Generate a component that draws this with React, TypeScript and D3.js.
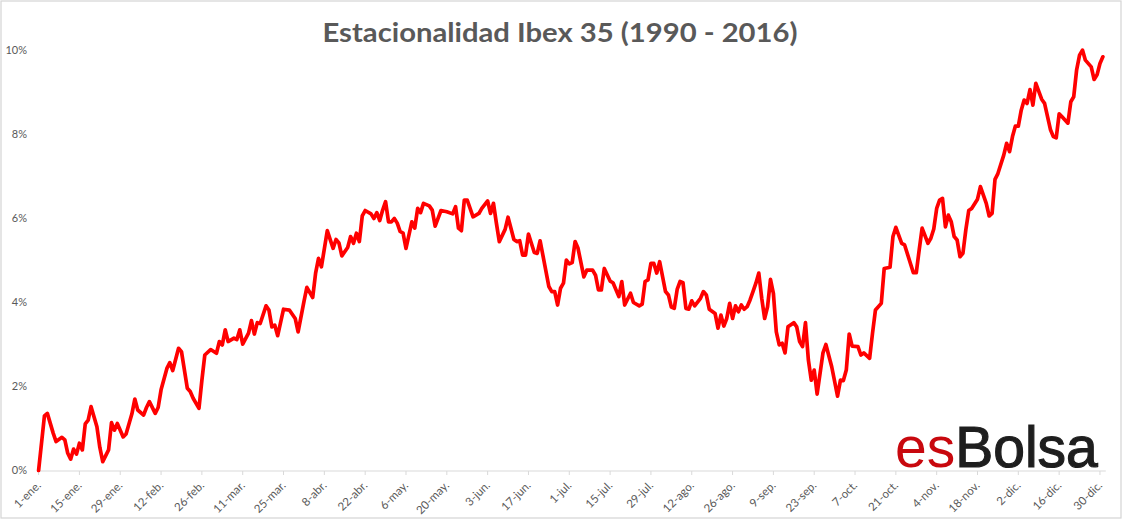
import React from "react";
import * as d3 from "d3";

// Day of year (0 = 1-ene., leap year 2016) and average cumulative return (%)
const DAYS_H1 = [0,2,3,5,6,8,9,10,11,12,13,14,15,16,17,18,20,21,22,24,25,26,27,29,30,32,33,34,36,37,38,40,41,42,44,45,46,48,49,51,52,53,55,56,57,59,61,62,63,64,65,67,68,69,70,72,73,74,75,76,78,79,80,81,82,84,86,88,89,91,92,94,95,96,97,99,101,102,103,104,106,107,108,109,110,111,112,114,115,116,117,118,119,120,121,122,123,124,125,126,128,129,130,131,132,134,135,136,138,140,142,143,144,145,146,147,149,151,152,154,155,156,157,158,160,161,163,164,165,166,167,168,170,171,172,175,176,177,178,179,180,181];
const VALUES_H1 = [0.00,1.30,1.36,0.89,0.69,0.79,0.73,0.41,0.27,0.51,0.39,0.65,0.49,1.11,1.20,1.52,1.04,0.55,0.21,0.49,1.14,0.96,1.12,0.80,0.87,1.35,1.70,1.44,1.32,1.50,1.64,1.36,1.50,1.92,2.43,2.57,2.38,2.91,2.83,1.96,1.88,1.72,1.48,2.15,2.75,2.88,2.79,3.07,2.99,3.35,3.07,3.15,3.12,3.35,3.01,3.27,3.57,3.25,3.52,3.50,3.92,3.82,3.42,3.46,3.21,3.84,3.82,3.62,3.30,4.02,4.36,4.12,4.70,5.05,4.85,5.71,5.29,5.50,5.42,5.11,5.31,5.57,5.41,5.65,5.45,6.06,6.19,6.11,6.00,6.14,5.95,6.20,6.40,5.92,5.92,6.00,5.89,5.69,5.65,5.29,5.92,5.77,6.24,6.14,6.36,6.30,6.20,5.82,6.19,6.16,6.11,6.28,5.77,5.71,6.44,6.44,6.04,6.12,6.24,6.42,6.12,6.36,5.89,5.45,5.74,6.03,5.50,5.45,5.47,5.13,5.13,5.63,5.19,5.17,5.47,4.38,4.26,4.26,3.94,4.34,4.46,5.01];

const DAYS_H2 = [182,183,184,185,187,188,190,191,192,193,194,196,197,199,200,201,203,204,206,207,208,209,210,211,212,213,215,216,217,218,219,220,221,222,223,224,225,227,228,229,230,232,233,234,235,236,237,238,239,240,241,242,243,244,245,246,247,248,249,250,251,252,253,254,255,256,257,259,260,261,262,263,264,265,266,267,269,270,272,274,275,276,277,278,279,281,282,283,285,286,287,289,290,292,293,294,296,297,299,300,301,302,303,305,306,307,308,309,310,311,312,313,314,315,316,317,318,319,320,322,323,325,326,327,328,329,331,332,333,334,335,336,337,338,339,340,341,342,344,345,347,348,349,350,351,353,354,355,356,357,358,359,361,362,363,364,365];
const VALUES_H2 = [4.92,4.95,5.45,5.29,4.61,4.77,4.77,4.65,4.30,4.30,4.81,4.51,4.47,4.14,4.50,3.94,4.22,4.00,3.92,3.96,4.50,4.54,4.93,4.93,4.70,4.97,4.26,4.18,3.89,3.86,4.31,4.50,4.47,3.86,3.84,4.04,3.92,4.10,4.26,4.18,3.84,3.74,3.39,3.70,3.44,3.62,3.98,3.62,3.92,3.78,3.94,3.84,3.90,4.06,4.26,4.46,4.70,4.10,3.62,3.90,4.55,4.22,3.30,2.99,3.03,2.80,3.42,3.52,3.42,3.07,2.95,3.52,2.63,2.15,2.39,1.82,2.80,3.00,2.47,1.77,2.15,2.14,2.39,3.25,2.96,2.95,2.75,2.80,2.67,3.27,3.82,3.98,4.81,4.84,5.57,5.79,5.41,5.37,4.93,4.71,4.71,5.25,5.77,5.41,5.53,5.75,6.24,6.44,6.48,5.80,6.08,5.92,5.57,5.49,5.09,5.17,5.73,6.19,6.24,6.46,6.76,6.36,6.06,6.12,6.93,7.07,7.51,7.79,7.59,7.95,8.20,8.20,8.58,8.82,8.74,9.07,8.70,9.22,8.84,8.74,8.12,7.95,7.92,8.49,8.42,8.27,8.78,8.90,9.54,9.89,10.01,9.77,9.61,9.31,9.42,9.69,9.85];

const TICK_DAYS = [0,14,28,42,56,70,84,98,112,126,140,154,168,182,196,210,224,238,252,266,280,294,308,322,336,350,364];
const TICK_LABELS = ["1-ene.","15-ene.","29-ene.","12-feb.","26-feb.","11-mar.","25-mar.","8-abr.","22-abr.","6-may.","20-may.","3-jun.","17-jun.","1-jul.","15-jul.","29-jul.","12-ago.","26-ago.","9-sep.","23-sep.","7-oct.","21-oct.","4-nov.","18-nov.","2-dic.","16-dic.","30-dic."];
const Y_TICKS = [0, 2, 4, 6, 8, 10];

const TITLE = "Estacionalidad Ibex 35 (1990 - 2016)";

const W = 1123;
const H = 520;

export default function App() {
  const days = [...DAYS_H1, ...DAYS_H2];
  const values = [...VALUES_H1, ...VALUES_H2];
  const data = days.map((d, i) => ({ d, v: values[i] }));

  const x = d3.scaleLinear().domain([0, 366]).range([38.6, 1105.8]);
  const y = d3.scaleLinear().domain([0, 10]).range([470.5, 50.5]);

  const line = d3
    .line<{ d: number; v: number }>()
    .x((p) => x(p.d))
    .y((p) => y(p.v));

  const axisY = 471;
  const gray = "#595959";
  const font = "Lato, 'Open Sans', sans-serif";

  return (
    <svg
      width={W}
      height={H}
      style={{ position: "absolute", left: 0, top: 0, background: "#fff" }}
    >
      <rect x={0} y={0} width={W} height={H} fill="#fff" />
      <rect x={1} y={1} width={1120} height={517} fill="none" stroke="#d4d4d4" strokeWidth={1.2} />

      <text
        x={560}
        y={42}
        textAnchor="middle"
        fontFamily={font}
        fontWeight={700}
        fontSize={26}
        fill={gray}
        textLength={475}
        lengthAdjust="spacingAndGlyphs"
      >
        {TITLE}
      </text>

      {Y_TICKS.map((t) => (
        <text
          key={t}
          x={27}
          y={y(t)}
          dy="0.35em"
          textAnchor="end"
          fontFamily={font}
          fontSize={11}
          fill={gray}
        >
          {t + "%"}
        </text>
      ))}

      <line x1={x(0)} x2={x(366)} y1={axisY} y2={axisY} stroke="#d9d9d9" strokeWidth={1} />
      {TICK_DAYS.map((d) => (
        <line key={d} x1={x(d)} x2={x(d)} y1={axisY} y2={axisY + 4} stroke="#d9d9d9" strokeWidth={1} />
      ))}
      {TICK_DAYS.map((d, i) => (
        <text
          key={"l" + d}
          transform={`translate(${x(d) + 3},${486}) rotate(-45)`}
          textAnchor="end"
          fontFamily={font}
          fontSize={11.5}
          fill={gray}
        >
          {TICK_LABELS[i]}
        </text>
      ))}

      <text x={895} y={467} fontFamily="'Liberation Sans', Arial, sans-serif" fontSize={57}>
        <tspan fill="#c8080e">es</tspan>
        <tspan fill="#1e1e1e" stroke="#1e1e1e" strokeWidth={1.2}>Bolsa</tspan>
      </text>

      <path
        d={line(data) || ""}
        fill="none"
        stroke="#ff0000"
        strokeWidth={3.7}
        strokeLinejoin="round"
        strokeLinecap="round"
      />
    </svg>
  );
}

::::

Exercise objective —
All the lines above are to be given again exactly as they read, with the pictures removed.

Task solution —
Generate a component that draws this with React, TypeScript and D3.js.
import React from "react";
import * as d3 from "d3";

// Day of year (0 = 1-ene., leap year 2016) and average cumulative return (%)
const DAYS_H1 = [0,2,3,5,6,8,9,10,11,12,13,14,15,16,17,18,20,21,22,24,25,26,27,29,30,32,33,34,36,37,38,40,41,42,44,45,46,48,49,51,52,53,55,56,57,59,61,62,63,64,65,67,68,69,70,72,73,74,75,76,78,79,80,81,82,84,86,88,89,91,92,94,95,96,97,99,101,102,103,104,106,107,108,109,110,111,112,114,115,116,117,118,119,120,121,122,123,124,125,126,128,129,130,131,132,134,135,136,138,140,142,143,144,145,146,147,149,151,152,154,155,156,157,158,160,161,163,164,165,166,167,168,170,171,172,175,176,177,178,179,180,181];
const VALUES_H1 = [0.00,1.30,1.36,0.89,0.69,0.79,0.73,0.41,0.27,0.51,0.39,0.65,0.49,1.11,1.20,1.52,1.04,0.55,0.21,0.49,1.14,0.96,1.12,0.80,0.87,1.35,1.70,1.44,1.32,1.50,1.64,1.36,1.50,1.92,2.43,2.57,2.38,2.91,2.83,1.96,1.88,1.72,1.48,2.15,2.75,2.88,2.79,3.07,2.99,3.35,3.07,3.15,3.12,3.35,3.01,3.27,3.57,3.25,3.52,3.50,3.92,3.82,3.42,3.46,3.21,3.84,3.82,3.62,3.30,4.02,4.36,4.12,4.70,5.05,4.85,5.71,5.29,5.50,5.42,5.11,5.31,5.57,5.41,5.65,5.45,6.06,6.19,6.11,6.00,6.14,5.95,6.20,6.40,5.92,5.92,6.00,5.89,5.69,5.65,5.29,5.92,5.77,6.24,6.14,6.36,6.30,6.20,5.82,6.19,6.16,6.11,6.28,5.77,5.71,6.44,6.44,6.04,6.12,6.24,6.42,6.12,6.36,5.89,5.45,5.74,6.03,5.50,5.45,5.47,5.13,5.13,5.63,5.19,5.17,5.47,4.38,4.26,4.26,3.94,4.34,4.46,5.01];

const DAYS_H2 = [182,183,184,185,187,188,190,191,192,193,194,196,197,199,200,201,203,204,206,207,208,209,210,211,212,213,215,216,217,218,219,220,221,222,223,224,225,227,228,229,230,232,233,234,235,236,237,238,239,240,241,242,243,244,245,246,247,248,249,250,251,252,253,254,255,256,257,259,260,261,262,263,264,265,266,267,269,270,272,274,275,276,277,278,279,281,282,283,285,286,287,289,290,292,293,294,296,297,299,300,301,302,303,305,306,307,308,309,310,311,312,313,314,315,316,317,318,319,320,322,323,325,326,327,328,329,331,332,333,334,335,336,337,338,339,340,341,342,344,345,347,348,349,350,351,353,354,355,356,357,358,359,361,362,363,364,365];
const VALUES_H2 = [4.92,4.95,5.45,5.29,4.61,4.77,4.77,4.65,4.30,4.30,4.81,4.51,4.47,4.14,4.50,3.94,4.22,4.00,3.92,3.96,4.50,4.54,4.93,4.93,4.70,4.97,4.26,4.18,3.89,3.86,4.31,4.50,4.47,3.86,3.84,4.04,3.92,4.10,4.26,4.18,3.84,3.74,3.39,3.70,3.44,3.62,3.98,3.62,3.92,3.78,3.94,3.84,3.90,4.06,4.26,4.46,4.70,4.10,3.62,3.90,4.55,4.22,3.30,2.99,3.03,2.80,3.42,3.52,3.42,3.07,2.95,3.52,2.63,2.15,2.39,1.82,2.80,3.00,2.47,1.77,2.15,2.14,2.39,3.25,2.96,2.95,2.75,2.80,2.67,3.27,3.82,3.98,4.81,4.84,5.57,5.79,5.41,5.37,4.93,4.71,4.71,5.25,5.77,5.41,5.53,5.75,6.24,6.44,6.48,5.80,6.08,5.92,5.57,5.49,5.09,5.17,5.73,6.19,6.24,6.46,6.76,6.36,6.06,6.12,6.93,7.07,7.51,7.79,7.59,7.95,8.20,8.20,8.58,8.82,8.74,9.07,8.70,9.22,8.84,8.74,8.12,7.95,7.92,8.49,8.42,8.27,8.78,8.90,9.54,9.89,10.01,9.77,9.61,9.31,9.42,9.69,9.85];

const TICK_DAYS = [0,14,28,42,56,70,84,98,112,126,140,154,168,182,196,210,224,238,252,266,280,294,308,322,336,350,364];
const TICK_LABELS = ["1-ene.","15-ene.","29-ene.","12-feb.","26-feb.","11-mar.","25-mar.","8-abr.","22-abr.","6-may.","20-may.","3-jun.","17-jun.","1-jul.","15-jul.","29-jul.","12-ago.","26-ago.","9-sep.","23-sep.","7-oct.","21-oct.","4-nov.","18-nov.","2-dic.","16-dic.","30-dic."];
const Y_TICKS = [0, 2, 4, 6, 8, 10];

const TITLE = "Estacionalidad Ibex 35 (1990 - 2016)";

const W = 1123;
const H = 520;

export default function App() {
  const days = [...DAYS_H1, ...DAYS_H2];
  const values = [...VALUES_H1, ...VALUES_H2];
  const data = days.map((d, i) => ({ d, v: values[i] }));

  const x = d3.scaleLinear().domain([0, 366]).range([38.6, 1105.8]);
  const y = d3.scaleLinear().domain([0, 10]).range([470.5, 50.5]);

  const line = d3
    .line<{ d: number; v: number }>()
    .x((p) => x(p.d))
    .y((p) => y(p.v));

  const axisY = 471;
  const gray = "#595959";
  const font = "Lato, 'Open Sans', sans-serif";

  return (
    <svg
      width={W}
      height={H}
      style={{ position: "absolute", left: 0, top: 0, background: "#fff" }}
    >
      <rect x={0} y={0} width={W} height={H} fill="#fff" />
      <rect x={1} y={1} width={1120} height={517} fill="none" stroke="#d4d4d4" strokeWidth={1.2} />

      <text
        x={560}
        y={42}
        textAnchor="middle"
        fontFamily={font}
        fontWeight={700}
        fontSize={26}
        fill={gray}
        textLength={475}
        lengthAdjust="spacingAndGlyphs"
      >
        {TITLE}
      </text>

      {Y_TICKS.map((t) => (
        <text
          key={t}
          x={27}
          y={y(t)}
          dy="0.35em"
          textAnchor="end"
          fontFamily={font}
          fontSize={11}
          fill={gray}
        >
          {t + "%"}
        </text>
      ))}

      <line x1={x(0)} x2={x(366)} y1={axisY} y2={axisY} stroke="#d9d9d9" strokeWidth={1} />
      {TICK_DAYS.map((d) => (
        <line key={d} x1={x(d)} x2={x(d)} y1={axisY} y2={axisY + 4} stroke="#d9d9d9" strokeWidth={1} />
      ))}
      {TICK_DAYS.map((d, i) => (
        <text
          key={"l" + d}
          transform={`translate(${x(d) + 3},${486}) rotate(-45)`}
          textAnchor="end"
          fontFamily={font}
          fontSize={11.5}
          fill={gray}
        >
          {TICK_LABELS[i]}
        </text>
      ))}

      <text x={895} y={467} fontFamily="'Liberation Sans', Arial, sans-serif" fontSize={57}>
        <tspan fill="#c8080e">es</tspan>
        <tspan fill="#1e1e1e" stroke="#1e1e1e" strokeWidth={1.2}>Bolsa</tspan>
      </text>

      <path
        d={line(data) || ""}
        fill="none"
        stroke="#ff0000"
        strokeWidth={3.7}
        strokeLinejoin="round"
        strokeLinecap="round"
      />
    </svg>
  );
}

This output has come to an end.